The top cash deployment priority is to maintain a strong financial position to support our credit rating. As such, the ME&T debt-to-capital ratio was 37.1 percent, down slightly from 37.4 percent at the end of 2014. Our cash and liquidity positions also remain strong with an enterprise cash balance of $7.563 billion as of March 31, 2015. Additionally, cash will be used to support growth, appropriately fund employee benefit plans, pay dividends and repurchase common stock. During the first quarter of 2015, capital expenditures totaled $0.5 billion; funding for defined benefit pension plans was $0.1 billion; the quarterly dividend payment was $0.4 billion; and common stock repurchased was $0.4 billion.


While CAT is a very strong pick for a long term perspective, it might be riskier over a short period such as 12 months. If the mining industry continues to slow down as is the case right now, CAT might not be able to meet its double digit growth projection.

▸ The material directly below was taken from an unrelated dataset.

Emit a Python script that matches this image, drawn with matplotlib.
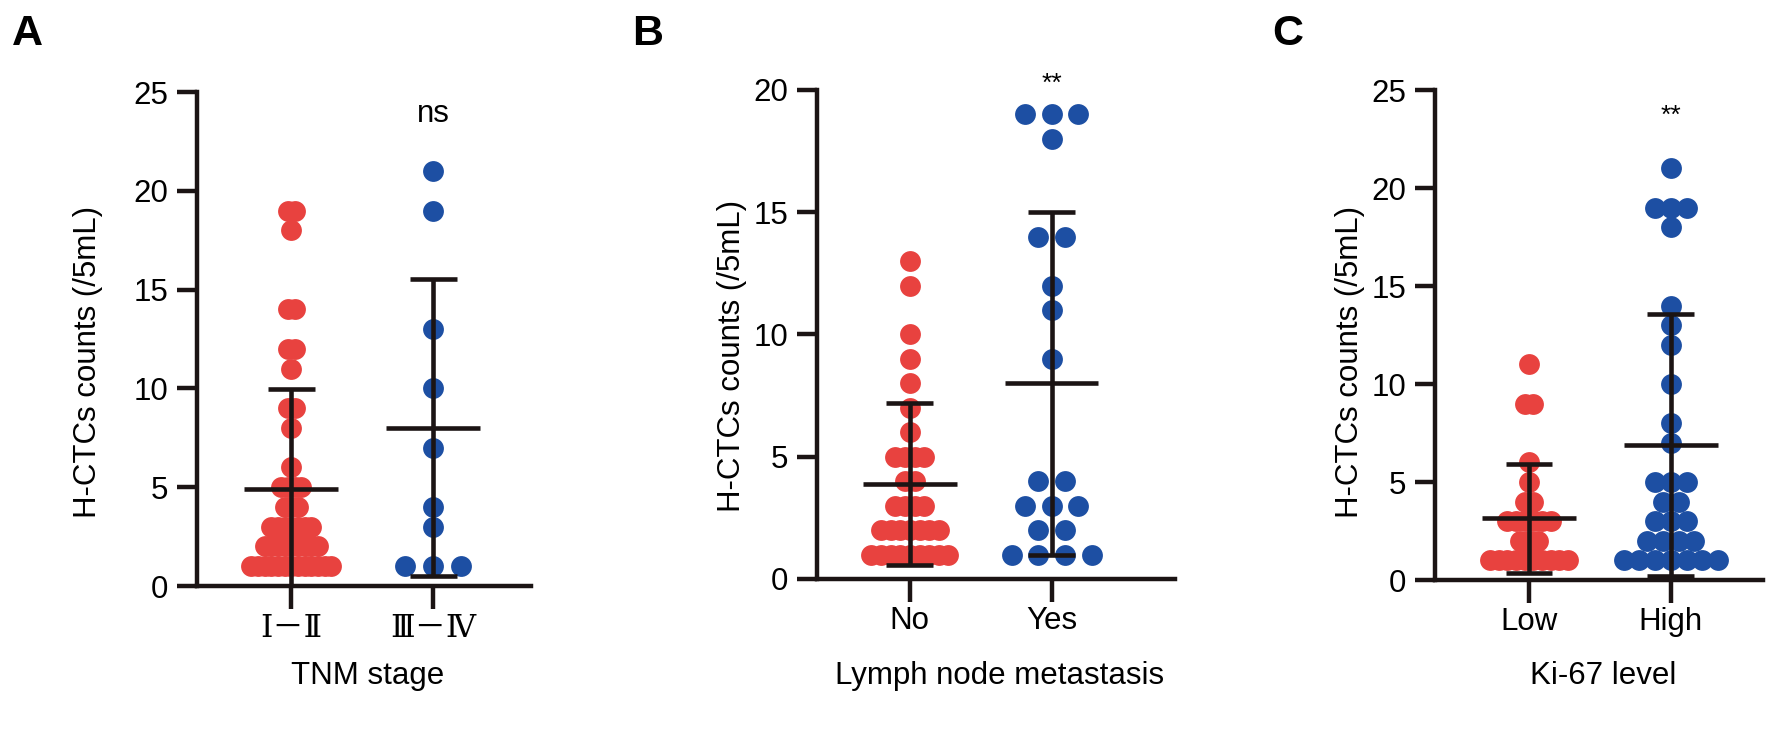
import matplotlib.pyplot as plt
import numpy as np

plt.rcParams['font.family'] = ['Liberation Sans', 'DejaVu Sans']

RED = '#E8423F'
BLUE = '#1D4FA3'
INK = '#1b1414'
FS = 22.5

# ---- data (H-CTCs counts per 5 mL) ----
# A: TNM stage
tnm_labels = ['Ⅰ－Ⅱ', 'Ⅲ－Ⅳ']
tnm_early = [1, 1, 1, 1, 1, 1, 1, 1, 1, 1, 1, 1, 1,
             2, 2, 2, 2, 2, 2, 2, 2, 2,
             3, 3, 3, 3, 3, 3, 3,
             4, 4, 4,
             5, 5, 5, 5,
             6, 8, 9, 9, 11, 12, 12, 14, 14, 18, 19, 19]
tnm_late = [1, 1, 1, 3, 4, 7, 10, 13, 19, 21]

# B: lymph node metastasis
lymph_labels = ['No', 'Yes']
lymph_no = [1, 1, 1, 1, 1, 1, 1, 1, 1,
            2, 2, 2, 2, 2, 2, 2,
            3, 3, 3, 3,
            4, 4,
            5, 5, 5, 5,
            6, 7, 8, 9, 10, 12, 13]
lymph_yes = [1, 1, 1, 1, 2, 2, 3, 3, 3, 4, 4,
             9, 11, 12, 14, 14, 18, 19, 19, 19]

# C: Ki-67 level
ki67_labels = ['Low', 'High']
ki67_low = [1, 1, 1, 1, 1, 1, 1, 1, 1, 1,
            2, 2, 2,
            3, 3, 3, 3, 3, 3,
            4, 4, 5, 6, 9, 9, 11]
ki67_high = [1, 1, 1, 1, 1, 1, 1,
             2, 2, 2, 2,
             3, 3, 3,
             4, 4,
             5, 5, 5,
             7, 8, 10, 12, 13, 14, 18, 19, 19, 19, 21]

W, H = 1772, 729
fig = plt.figure(figsize=(W / 100, H / 100), dpi=100)


def axes_px(x0, x1, ytop, ybot):
    return fig.add_axes([x0 / W, (H - ybot) / H, (x1 - x0) / W, (ybot - ytop) / H])


def swarm(ax, xc, vals, step, color):
    vals = np.asarray(vals)
    for v in np.unique(vals):
        k = np.sum(vals == v)
        xs = xc + (np.arange(k) - (k - 1) / 2) * step
        ax.plot(xs, np.full(k, v), 'o', ms=15, color=color, mec='none',
                zorder=2, clip_on=False)
    m = vals.mean()
    sd = vals.std(ddof=1)
    ax.hlines(m, xc - 0.33, xc + 0.33, color=INK, lw=3.3, zorder=3)
    ax.vlines(xc, m - sd, m + sd, color=INK, lw=3.3, zorder=3)
    ax.hlines([m - sd, m + sd], xc - 0.165, xc + 0.165, color=INK, lw=3.3, zorder=3)


def panel(box, xlim, ymax, groups, steps, labels, sig, sig_y, sig_kw):
    ax = axes_px(*box)
    swarm(ax, 0, groups[0], steps[0], RED)
    swarm(ax, 1, groups[1], steps[1], BLUE)
    ax.set_xlim(*xlim)
    ax.set_ylim(0, ymax)
    ax.set_yticks(np.arange(0, ymax + 1, 5))
    ax.set_xticks([0, 1])
    ax.set_xticklabels(labels)
    for s in ['top', 'right']:
        ax.spines[s].set_visible(False)
    for s in ['left', 'bottom']:
        ax.spines[s].set_linewidth(3.2)
        ax.spines[s].set_color(INK)
    ax.tick_params(axis='y', length=14.5, width=3.2, color=INK, labelsize=FS, pad=6)
    ax.tick_params(axis='x', length=16.5, width=3.2, color=INK, labelsize=FS, pad=3)
    ax.text(1, sig_y, sig, ha='center', va='center', clip_on=False, **sig_kw)
    return ax


axA = panel((197, 531, 92, 586), (-0.664, 1.69), 25, (tnm_early, tnm_late),
            (0.047, 0.197), tnm_labels, 'ns', 23.9, dict(fontsize=FS))
for t in axA.get_xticklabels():
    t.set_family(['DejaVu Serif', 'Noto Sans CJK SC'])
axB = panel((817, 1175, 90, 579), (-0.655, 1.87), 20, (lymph_no, lymph_yes),
            (0.068, 0.188), lymph_labels, '**', 20.25, dict(fontsize=19))
axC = panel((1435, 1763, 90, 580), (-0.663, 1.65), 25, (ki67_low, ki67_high),
            (0.061, 0.111), ki67_labels, '**', 23.7, dict(fontsize=19))

# axis titles and panel letters
ylab = 'H-CTCs counts (/5mL)'
for x, y in [(88, 362), (732, 356), (1350, 362)]:
    fig.text(x / W, 1 - y / H, ylab, rotation=90, ha='center', va='center', fontsize=FS)
for x, s in [(368, 'TNM stage'), (1000, 'Lymph node metastasis'), (1603, 'Ki-67 level')]:
    fig.text(x / W, 1 - 676 / H, s, ha='center', va='center', fontsize=FS)
for x, s in [(27, 'A'), (648, 'B'), (1288, 'C')]:
    fig.text(x / W, 1 - 34 / H, s, ha='center', va='center', fontsize=31, fontweight='bold')

fig.savefig('out.png', dpi=100, facecolor='white')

For that reason, I think you should take a careful look at this company before going forward.

The company currently focuses on cost management to maintain its profit while waiting for the next resource driven wave to improve its results.

Conclusion and Valuation

The first valuation method used is a look at the historical PE ratio. It gives me an idea of how the market values the company:

CAT PE Ratio

Due to the economic slowdown, we see CAT losing strength in the valuation multiplier. Not so long ago, the company traded around 18 but it is now back to 14 times the benefits. The company seems slightly undervalued using the PE historic method. Let’s see what it looks like with the Dividend Discount Model:

CAT intrinsic value

Considering a 10 year dividend growth of 5% (considering the current market headwind) and a 7% average dividend growth rate for the future, we get a fair value at $84.59 while the stock is currently trading at $88-$89. I’ve used a discount rate of 10% as the company is very stable and will continue to be a leader in its industry.

In the light of both valuation methods; I can say Caterpillar is a good addition to a portfolio at the current price. What do you think?

Full Disclosure: As of this writing, CAT is part of our DSR Portfolios.